→ DATA BLOCK

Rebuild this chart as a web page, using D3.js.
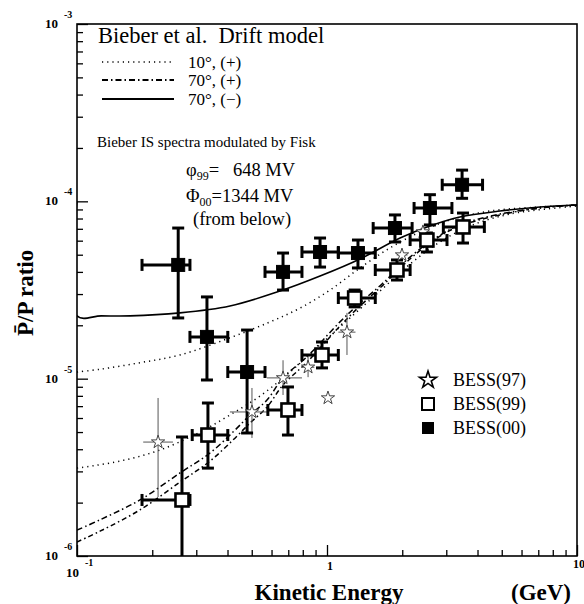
<!DOCTYPE html>
<html><head><meta charset="utf-8">
<script src="https://cdn.jsdelivr.net/npm/d3@7"></script>
<style>
body{margin:0;background:#fff}
svg{display:block}
text{font-family:"Liberation Serif","Times New Roman",serif;fill:#000}
</style>
</head><body><svg id="c" width="584" height="604"></svg>
<script>
// ---------- data ----------
const xDomain = [0.1, 10];
const yDomain = [1e-6, 1e-3];
const yMajorTicks = [1e-6, 1e-5, 1e-4, 1e-3];
const yTickExp = ["-6", "-5", "-4", "-3"];
const xMajorTicks = [0.1, 1, 10];

// BESS(00) filled squares
const bess00_E   = [0.254, 0.331, 0.479, 0.667, 0.938, 1.33, 1.87, 2.58, 3.47];
const bess00_Elo = [0.182, 0.283, 0.401, 0.565, 0.794, 1.11, 1.53, 2.23, 2.89];
const bess00_Ehi = [0.283, 0.401, 0.565, 0.794, 1.11, 1.56, 2.19, 3.16, 4.19];
const bess00_R   = [4.38e-5, 1.72e-5, 1.09e-5, 4.00e-5, 5.18e-5, 5.11e-5, 7.07e-5, 9.17e-5, 1.24e-4];
const bess00_Rlo = [2.20e-5, 9.83e-6, 4.94e-6, 3.16e-5, 4.26e-5, 4.21e-5, 5.90e-5, 7.36e-5, 1.04e-4];
const bess00_Rhi = [7.07e-5, 2.89e-5, 1.88e-5, 5.11e-5, 6.21e-5, 6.05e-5, 8.38e-5, 1.09e-4, 1.50e-4];

// BESS(99) open squares
const bess99_E   = [0.263, 0.334, 0.698, 0.955, 1.29, 1.905, 2.51, 3.50];
const bess99_Elo = [0.182, 0.289, 0.58, 0.794, 1.11, 1.56, 2.15, 2.92];
const bess99_Ehi = [0.283, 0.401, 0.794, 1.11, 1.56, 2.15, 3.02, 4.26];
const bess99_R   = [2.07e-6, 4.81e-6, 6.66e-6, 1.36e-5, 2.85e-5, 4.10e-5, 6.05e-5, 7.17e-5];
const bess99_Rlo = [5e-7, 3.13e-6, 4.81e-6, 1.15e-5, 2.54e-5, 3.60e-5, 5.18e-5, 5.82e-5];
const bess99_Rhi = [4.69e-6, 7.29e-6, 8.98e-6, 1.61e-5, 3.16e-5, 4.67e-5, 6.63e-5, 8.59e-5];

// BESS(97) stars
const bess97_E   = [0.211, 0.501, 0.667, 0.840, 1.009, 1.202, 1.995, 2.42];
const bess97_Elo = [0.184, 0.409, 0.575, 0.794, 1.009, 1.11, 1.90, 2.42];
const bess97_Ehi = [0.242, 0.575, 0.794, 0.89, 1.009, 1.30, 2.10, 2.42];
const bess97_R   = [4.39e-6, 6.49e-6, 1.01e-5, 1.16e-5, 7.78e-6, 1.83e-5, 4.98e-5, 6.72e-5];
const bess97_Rlo = [2.15e-6, 4.63e-6, 8.09e-6, 1.02e-5, 7.78e-6, 1.36e-5, 4.60e-5, 6.72e-5];
const bess97_Rhi = [7.78e-6, 8.86e-6, 1.27e-5, 1.33e-5, 7.78e-6, 2.35e-5, 5.30e-5, 6.72e-5];

// Model curves [E, ratio]
const curve70minus_phi00 = [[0.1,1.0e-4],[0.1,2.26e-5],[0.125,2.26e-5],[0.163,2.26e-5],[0.258,2.35e-5],[0.409,2.57e-5],[0.649,3.12e-5],[0.938,3.79e-5],[1.355,4.73e-5],[1.96,6.21e-5],[2.58,7.26e-5],[3.40,8.16e-5],[4.92,8.82e-5],[7.11,9.29e-5],[10,9.54e-5]];
const curve10plus_phi00 = [[0.1,1.09e-5],[0.1236,1.13e-5],[0.1786,1.23e-5],[0.258,1.36e-5],[0.409,1.70e-5],[0.592,2.09e-5],[0.780,2.50e-5],[1.028,3.16e-5],[1.355,4.21e-5],[1.786,5.46e-5],[2.355,6.72e-5],[3.105,7.85e-5],[4.487,8.82e-5],[7.11,9.29e-5],[10,9.54e-5]];
const curve10plus_phi99 = [[0.1,3.13e-6],[0.1486,3.43e-6],[0.2148,3.96e-6],[0.3105,5.00e-6],[0.409,6.24e-6],[0.5395,7.98e-6],[0.7112,1.09e-5],[0.938,1.55e-5],[1.236,2.20e-5],[1.629,3.12e-5],[2.148,4.43e-5],[2.831,5.90e-5],[3.733,7.26e-5],[5.395,8.48e-5],[10,9.41e-5]];
const curve70plus_phi00 = [[0.1,1.40e-6],[0.1236,1.60e-6],[0.1786,2.07e-6],[0.2582,2.94e-6],[0.3404,3.81e-6],[0.4207,5.00e-6],[0.492,6.24e-6],[0.5754,7.58e-6],[0.6668,1.01e-5],[0.8318,1.33e-5],[1.127,2.09e-5],[1.355,2.67e-5],[1.675,3.46e-5],[2.148,4.85e-5],[2.754,6.29e-5],[3.404,7.36e-5],[4.92,8.48e-5],[7.11,9.17e-5],[10,9.54e-5]];
const curve70plus_phi99 = [[0.1,1.20e-6],[0.1236,1.38e-6],[0.1786,1.82e-6],[0.2582,2.61e-6],[0.3404,3.43e-6],[0.4207,4.51e-6],[0.492,5.62e-6],[0.5754,6.92e-6],[0.6668,9.21e-6],[0.8318,1.24e-5],[1.127,1.98e-5],[1.355,2.57e-5],[1.675,3.37e-5],[2.148,4.73e-5],[2.754,6.21e-5],[3.404,7.26e-5],[4.92,8.38e-5],[7.11,9.17e-5],[10,9.54e-5]];

const legendLabels = ["10°, (+)", "70°, (+)", "70°, (\u2212)"];
const bessLabels = ["BESS(97)", "BESS(99)", "BESS(00)"];

// ---------- layout ----------
const L = 77, R = 577, T = 24, B = 556;
const svg = d3.select("#c");
const x = d3.scaleLog().domain(xDomain).range([L, R]);
const y = d3.scaleLog().domain(yDomain).range([B, T]);

svg.append("defs").append("clipPath").attr("id","clip")
  .append("rect").attr("x",L).attr("y",T).attr("width",R-L).attr("height",B-T);

// axes ticks (inward)
const yMinor = y.ticks().filter(v => !yMajorTicks.some(m => Math.abs(m - v) / m < 1e-6));
const xMinor = x.ticks().filter(v => !xMajorTicks.some(m => Math.abs(m - v) / m < 1e-6));
function styleAxis(g){ g.select(".domain").remove(); g.selectAll("line").attr("stroke","#000").attr("stroke-width",1.3); g.selectAll("text").remove(); }
svg.append("g").attr("transform",`translate(${L},0)`)
  .call(d3.axisLeft(y).tickValues(yMajorTicks).tickSize(-11).tickFormat("")).call(styleAxis);
svg.append("g").attr("transform",`translate(${L},0)`)
  .call(d3.axisLeft(y).tickValues(yMinor).tickSize(-6).tickFormat("")).call(styleAxis);
svg.append("g").attr("transform",`translate(0,${B})`)
  .call(d3.axisBottom(x).tickValues(xMajorTicks).tickSize(-11).tickFormat("")).call(styleAxis);
svg.append("g").attr("transform",`translate(0,${B})`)
  .call(d3.axisBottom(x).tickValues(xMinor).tickSize(-6).tickFormat("")).call(styleAxis);

// frame
svg.append("rect").attr("x",L).attr("y",T).attr("width",R-L).attr("height",B-T)
  .attr("fill","none").attr("stroke","#000").attr("stroke-width",1.6);

// y tick labels
yMajorTicks.forEach((v,i) => {
  const yy = y(v);
  svg.append("text").attr("x",58).attr("y",yy+4).attr("text-anchor","end")
    .attr("font-size",13).attr("font-weight","bold").text("10");
  svg.append("text").attr("x",64).attr("y",yy-6)
    .attr("font-size",10).attr("font-weight","bold").text(yTickExp[i]);
});
// x tick labels
svg.append("text").attr("x",x(0.1)+2).attr("y",577).attr("text-anchor","end")
  .attr("font-size",13).attr("font-weight","bold").text("10");
svg.append("text").attr("x",x(0.1)+8).attr("y",566)
  .attr("font-size",10).attr("font-weight","bold").text("-1");
svg.append("text").attr("x",x(1)+3).attr("y",570).attr("text-anchor","middle")
  .attr("font-size",12).attr("font-weight","bold").text("1");
svg.append("text").attr("x",x(10)-4).attr("y",568)
  .attr("font-size",12).attr("font-weight","bold").text("10");

// axis titles
svg.append("text").attr("x",329).attr("y",600).attr("text-anchor","middle")
  .attr("font-size",23).attr("font-weight","bold").text("Kinetic Energy");
svg.append("text").attr("x",541).attr("y",600).attr("text-anchor","middle")
  .attr("font-size",23).attr("font-weight","bold").text("(GeV)");
svg.append("text").attr("transform","translate(33,336) rotate(-90)")
  .attr("font-size",23).attr("font-weight","bold").text("P\u0304/P ratio");

// ---------- curves ----------
const plot = svg.append("g").attr("clip-path","url(#clip)");
const line = d3.line().x(d => x(d[0])).y(d => y(d[1])).curve(d3.curveCatmullRom.alpha(0.5));
const curves = [
  {d: curve70minus_phi00, dash: null, w: 1.6},
  {d: curve10plus_phi00, dash: "1.2,4", w: 1.5},
  {d: curve10plus_phi99, dash: "1.2,4", w: 1.5},
  {d: curve70plus_phi00, dash: "6,3,1.5,3", w: 1.5},
  {d: curve70plus_phi99, dash: "5,3,1.5,3", w: 1.5}
];
curves.forEach(c => {
  plot.append("path").attr("d", line(c.d)).attr("fill","none").attr("stroke","#000")
    .attr("stroke-width", c.w).attr("stroke-dasharray", c.dash);
});

// ---------- error bars ----------
function errBars(E, Elo, Ehi, Rv, Rlo, Rhi, opt){
  const g = plot.append("g").attr("stroke", opt.color).attr("stroke-width", opt.w).attr("fill","none");
  E.forEach((e,i) => {
    const cx = x(e), cy = y(Rv[i]);
    if (Elo[i] !== Ehi[i]) {
      g.append("line").attr("x1",x(Elo[i])).attr("x2",x(Ehi[i])).attr("y1",cy).attr("y2",cy);
      if (opt.cap) {
        g.append("line").attr("x1",x(Elo[i])).attr("x2",x(Elo[i])).attr("y1",cy-opt.cap).attr("y2",cy+opt.cap);
        g.append("line").attr("x1",x(Ehi[i])).attr("x2",x(Ehi[i])).attr("y1",cy-opt.cap).attr("y2",cy+opt.cap);
      }
    }
    if (Rlo[i] !== Rhi[i]) {
      g.append("line").attr("x1",cx).attr("x2",cx).attr("y1",y(Rlo[i])).attr("y2",y(Rhi[i]));
      if (opt.cap) {
        g.append("line").attr("x1",cx-opt.cap).attr("x2",cx+opt.cap).attr("y1",y(Rlo[i])).attr("y2",y(Rlo[i]));
        g.append("line").attr("x1",cx-opt.cap).attr("x2",cx+opt.cap).attr("y1",y(Rhi[i])).attr("y2",y(Rhi[i]));
      }
    }
  });
}
errBars(bess97_E, bess97_Elo, bess97_Ehi, bess97_R, bess97_Rlo, bess97_Rhi, {color:"#555", w:1, cap:0});
errBars(bess99_E, bess99_Elo, bess99_Ehi, bess99_R, bess99_Rlo, bess99_Rhi, {color:"#000", w:3, cap:6});
errBars(bess00_E, bess00_Elo, bess00_Ehi, bess00_R, bess00_Rlo, bess00_Rhi, {color:"#000", w:3, cap:6});

// ---------- markers ----------
const star = d3.symbol().type(d3.symbolStar);
plot.selectAll("path.s97").data(bess97_E).join("path").attr("class","s97")
  .attr("d", star.size(55)())
  .attr("transform",(d,i)=>`translate(${x(d)},${y(bess97_R[i])})`)
  .attr("fill","#fff").attr("stroke","#444").attr("stroke-width",1);
const sq = 13;
plot.selectAll("rect.s99").data(bess99_E).join("rect").attr("class","s99")
  .attr("x",d=>x(d)-sq/2).attr("y",(d,i)=>y(bess99_R[i])-sq/2).attr("width",sq).attr("height",sq)
  .attr("fill","#fff").attr("stroke","#000").attr("stroke-width",2.6);
plot.selectAll("rect.s00").data(bess00_E).join("rect").attr("class","s00")
  .attr("x",d=>x(d)-sq/2).attr("y",(d,i)=>y(bess00_R[i])-sq/2).attr("width",sq).attr("height",sq)
  .attr("fill","#000").attr("stroke","#000").attr("stroke-width",1);

// ---------- top-left legend ----------
svg.append("text").attr("x",98).attr("y",43).attr("font-size",22.5).text("Bieber et al.\u00a0 Drift model");
const legDash = [[ "1.2,4", 1.4], ["6,3,1.5,3", 2], [null, 2]];
const legY = [62, 80, 99];
legDash.forEach((s,i) => {
  svg.append("line").attr("x1",102).attr("x2",174).attr("y1",legY[i]).attr("y2",legY[i])
    .attr("stroke","#000").attr("stroke-width",s[1]).attr("stroke-dasharray",s[0]);
  svg.append("text").attr("x",188).attr("y",legY[i]+6).attr("font-size",17).text(legendLabels[i]);
});

// annotation
svg.append("text").attr("x",97).attr("y",147).attr("font-size",15).text("Bieber IS spectra modulated by Fisk");
const t1 = svg.append("text").attr("x",186).attr("y",176).attr("font-size",18.5);
t1.append("tspan").text("\u03c6");
t1.append("tspan").attr("font-size",12).attr("dy",4).text("99");
t1.append("tspan").attr("dy",-4).text("=\u2002 648 MV");
const t2 = svg.append("text").attr("x",186).attr("y",202).attr("font-size",18.5);
t2.append("tspan").text("\u03a6");
t2.append("tspan").attr("font-size",12).attr("dy",4).text("00");
t2.append("tspan").attr("dy",-4).text("=1344 MV");
svg.append("text").attr("x",193).attr("y",225).attr("font-size",18.5).text("(from below)");

// ---------- BESS legend ----------
const bY = [380, 404, 428];
svg.append("path").attr("d", d3.symbol().type(d3.symbolStar).size(90)())
  .attr("transform",`translate(428,${bY[0]})`).attr("fill","#fff").attr("stroke","#000").attr("stroke-width",1.6);
svg.append("rect").attr("x",428-6).attr("y",bY[1]-6).attr("width",12).attr("height",12)
  .attr("fill","#fff").attr("stroke","#000").attr("stroke-width",2);
svg.append("rect").attr("x",428-6).attr("y",bY[2]-6).attr("width",12).attr("height",12)
  .attr("fill","#000");
bessLabels.forEach((t,i) => {
  svg.append("text").attr("x",453).attr("y",bY[i]+6).attr("font-size",18).text(t);
});
</script></body></html>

→ EXERCISE INSTRUCTIONS
Pictures excluded, repeat exactly the lines from the top of the material through the line with "const xMajorTicks = [0.1, 1, 10];", including both of those lines.

→ OUTPUT
Rebuild this chart as a web page, using D3.js.
<!DOCTYPE html>
<html><head><meta charset="utf-8">
<script src="https://cdn.jsdelivr.net/npm/d3@7"></script>
<style>
body{margin:0;background:#fff}
svg{display:block}
text{font-family:"Liberation Serif","Times New Roman",serif;fill:#000}
</style>
</head><body><svg id="c" width="584" height="604"></svg>
<script>
// ---------- data ----------
const xDomain = [0.1, 10];
const yDomain = [1e-6, 1e-3];
const yMajorTicks = [1e-6, 1e-5, 1e-4, 1e-3];
const yTickExp = ["-6", "-5", "-4", "-3"];
const xMajorTicks = [0.1, 1, 10];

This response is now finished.